● SHORT PROBLEM
Output the data word for word, dropping every image.

● SOURCE MATERIAL
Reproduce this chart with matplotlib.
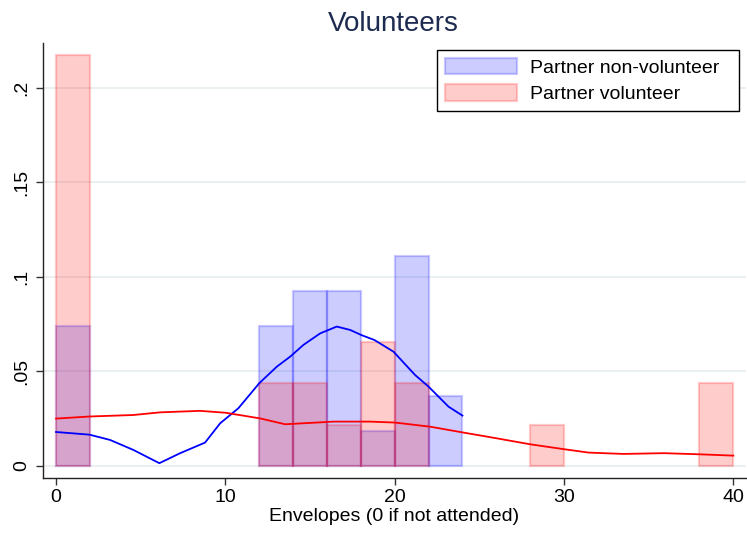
import matplotlib
matplotlib.use("Agg")
import matplotlib.pyplot as plt
import numpy as np

plt.rcParams["font.family"] = ["Liberation Sans", "DejaVu Sans"]

# Histogram bins (left edges, width 2) and counts per group
bin_width = 2
nonvol_bins = [0, 12, 14, 16, 18, 20, 22]
nonvol_counts = [4, 4, 5, 5, 1, 6, 2]
vol_bins = [0, 12, 14, 16, 18, 20, 28, 38]
vol_counts = [10, 2, 2, 1, 3, 2, 1, 2]

# Kernel density estimates
nonvol_kx = [0, 1.97, 3.19, 4.57, 6.1, 7.33, 8.8, 9.69, 10.77, 12.0, 13.04, 13.83,
             14.61, 15.6, 16.58, 17.37, 18.06, 18.8, 19.93, 21.2, 22.0, 23.18, 24.0]
nonvol_ky = [0.0178, 0.0164, 0.0136, 0.0083, 0.0013, 0.0066, 0.0122, 0.0224, 0.0304,
             0.0436, 0.0524, 0.0577, 0.0639, 0.0700, 0.0736, 0.0718, 0.0690, 0.0665,
             0.0603, 0.0480, 0.0418, 0.0312, 0.0265]
vol_kx = [0, 1.97, 4.57, 6.14, 8.5, 10.0, 12.05, 13.53, 16.4, 18.55, 20.02, 22.1,
          24.06, 26.0, 28.0, 30.0, 31.46, 33.5, 35.9, 38.0, 40.0]
vol_ky = [0.0249, 0.0260, 0.0268, 0.0282, 0.0290, 0.0280, 0.0250, 0.0219, 0.0233,
          0.0233, 0.0228, 0.0206, 0.0175, 0.0145, 0.0113, 0.0087, 0.0069, 0.0062,
          0.0066, 0.0060, 0.0053]

labels = ["Partner non-volunteer", "Partner volunteer"]
xticks = [0, 10, 20, 30, 40]
yticks = [0, 0.05, 0.1, 0.15, 0.2]
ytick_labels = ["0", ".05", ".1", ".15", ".2"]

blue_a = (0, 0, 1, 0.2)
red_a = (1, 0, 0, 0.2)

fig = plt.figure(figsize=(7.47, 5.34), dpi=100)
ax = fig.add_axes([0.0576, 0.1043, 0.9411, 0.8157])

nonvol_density = np.array(nonvol_counts) / (sum(nonvol_counts) * bin_width)
vol_density = np.array(vol_counts) / (sum(vol_counts) * bin_width)

ax.bar(nonvol_bins, nonvol_density, width=bin_width, align="edge",
       facecolor=blue_a, edgecolor=blue_a, linewidth=1.6, label=labels[0], zorder=2)
ax.bar(vol_bins, vol_density, width=bin_width, align="edge",
       facecolor=red_a, edgecolor=red_a, linewidth=1.6, label=labels[1], zorder=2)

ax.plot(nonvol_kx, nonvol_ky, color=(0, 0, 1), linewidth=1.3, zorder=3)
ax.plot(vol_kx, vol_ky, color=(1, 0, 0), linewidth=1.3, zorder=3)

ax.set_xlim(-0.77, 40.75)
ax.set_ylim(-0.0067, 0.2238)
ax.set_xticks(xticks)
ax.set_yticks(yticks)
ax.set_yticklabels(ytick_labels, rotation=90, va="center")
ax.tick_params(axis="both", labelsize=14, length=5, width=1, color="#333333")
ax.tick_params(axis="y", pad=4)
ax.tick_params(axis="x", pad=3)

ax.grid(axis="y", color="#e6eef0", linewidth=1.2, zorder=0)
ax.set_axisbelow(True)
for side in ("top", "right"):
    ax.spines[side].set_visible(False)
for side in ("left", "bottom"):
    ax.spines[side].set_color("#222222")
    ax.spines[side].set_linewidth(1.0)

ax.set_xlabel("Envelopes (0 if not attended)", fontsize=14, labelpad=1)
fig.text(0.526, 0.955, "Volunteers", fontsize=20, color="#1c2b4f",
         ha="center", va="center")

leg = ax.legend(loc="upper left", bbox_to_anchor=(0.5605, 0.983, 0.4296, 0.0),
                mode="expand", borderaxespad=0,
                fontsize=14, fancybox=False, edgecolor="black", framealpha=1,
                handlelength=3.7, handleheight=0.9, handletextpad=0.7,
                labelspacing=0.4, borderpad=0.4)
leg.get_frame().set_linewidth(1.0)

fig.savefig("out.png", dpi=100)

● SOLVED EXERCISE
Reproduce this chart with matplotlib.
import matplotlib
matplotlib.use("Agg")
import matplotlib.pyplot as plt
import numpy as np

plt.rcParams["font.family"] = ["Liberation Sans", "DejaVu Sans"]

# Histogram bins (left edges, width 2) and counts per group
bin_width = 2
nonvol_bins = [0, 12, 14, 16, 18, 20, 22]
nonvol_counts = [4, 4, 5, 5, 1, 6, 2]
vol_bins = [0, 12, 14, 16, 18, 20, 28, 38]
vol_counts = [10, 2, 2, 1, 3, 2, 1, 2]

# Kernel density estimates
nonvol_kx = [0, 1.97, 3.19, 4.57, 6.1, 7.33, 8.8, 9.69, 10.77, 12.0, 13.04, 13.83,
             14.61, 15.6, 16.58, 17.37, 18.06, 18.8, 19.93, 21.2, 22.0, 23.18, 24.0]
nonvol_ky = [0.0178, 0.0164, 0.0136, 0.0083, 0.0013, 0.0066, 0.0122, 0.0224, 0.0304,
             0.0436, 0.0524, 0.0577, 0.0639, 0.0700, 0.0736, 0.0718, 0.0690, 0.0665,
             0.0603, 0.0480, 0.0418, 0.0312, 0.0265]
vol_kx = [0, 1.97, 4.57, 6.14, 8.5, 10.0, 12.05, 13.53, 16.4, 18.55, 20.02, 22.1,
          24.06, 26.0, 28.0, 30.0, 31.46, 33.5, 35.9, 38.0, 40.0]
vol_ky = [0.0249, 0.0260, 0.0268, 0.0282, 0.0290, 0.0280, 0.0250, 0.0219, 0.0233,
          0.0233, 0.0228, 0.0206, 0.0175, 0.0145, 0.0113, 0.0087, 0.0069, 0.0062,
          0.0066, 0.0060, 0.0053]

labels = ["Partner non-volunteer", "Partner volunteer"]
xticks = [0, 10, 20, 30, 40]
yticks = [0, 0.05, 0.1, 0.15, 0.2]
ytick_labels = ["0", ".05", ".1", ".15", ".2"]

blue_a = (0, 0, 1, 0.2)
red_a = (1, 0, 0, 0.2)

fig = plt.figure(figsize=(7.47, 5.34), dpi=100)
ax = fig.add_axes([0.0576, 0.1043, 0.9411, 0.8157])

nonvol_density = np.array(nonvol_counts) / (sum(nonvol_counts) * bin_width)
vol_density = np.array(vol_counts) / (sum(vol_counts) * bin_width)

ax.bar(nonvol_bins, nonvol_density, width=bin_width, align="edge",
       facecolor=blue_a, edgecolor=blue_a, linewidth=1.6, label=labels[0], zorder=2)
ax.bar(vol_bins, vol_density, width=bin_width, align="edge",
       facecolor=red_a, edgecolor=red_a, linewidth=1.6, label=labels[1], zorder=2)

ax.plot(nonvol_kx, nonvol_ky, color=(0, 0, 1), linewidth=1.3, zorder=3)
ax.plot(vol_kx, vol_ky, color=(1, 0, 0), linewidth=1.3, zorder=3)

ax.set_xlim(-0.77, 40.75)
ax.set_ylim(-0.0067, 0.2238)
ax.set_xticks(xticks)
ax.set_yticks(yticks)
ax.set_yticklabels(ytick_labels, rotation=90, va="center")
ax.tick_params(axis="both", labelsize=14, length=5, width=1, color="#333333")
ax.tick_params(axis="y", pad=4)
ax.tick_params(axis="x", pad=3)

ax.grid(axis="y", color="#e6eef0", linewidth=1.2, zorder=0)
ax.set_axisbelow(True)
for side in ("top", "right"):
    ax.spines[side].set_visible(False)
for side in ("left", "bottom"):
    ax.spines[side].set_color("#222222")
    ax.spines[side].set_linewidth(1.0)

ax.set_xlabel("Envelopes (0 if not attended)", fontsize=14, labelpad=1)
fig.text(0.526, 0.955, "Volunteers", fontsize=20, color="#1c2b4f",
         ha="center", va="center")

leg = ax.legend(loc="upper left", bbox_to_anchor=(0.5605, 0.983, 0.4296, 0.0),
                mode="expand", borderaxespad=0,
                fontsize=14, fancybox=False, edgecolor="black", framealpha=1,
                handlelength=3.7, handleheight=0.9, handletextpad=0.7,
                labelspacing=0.4, borderpad=0.4)
leg.get_frame().set_linewidth(1.0)

fig.savefig("out.png", dpi=100)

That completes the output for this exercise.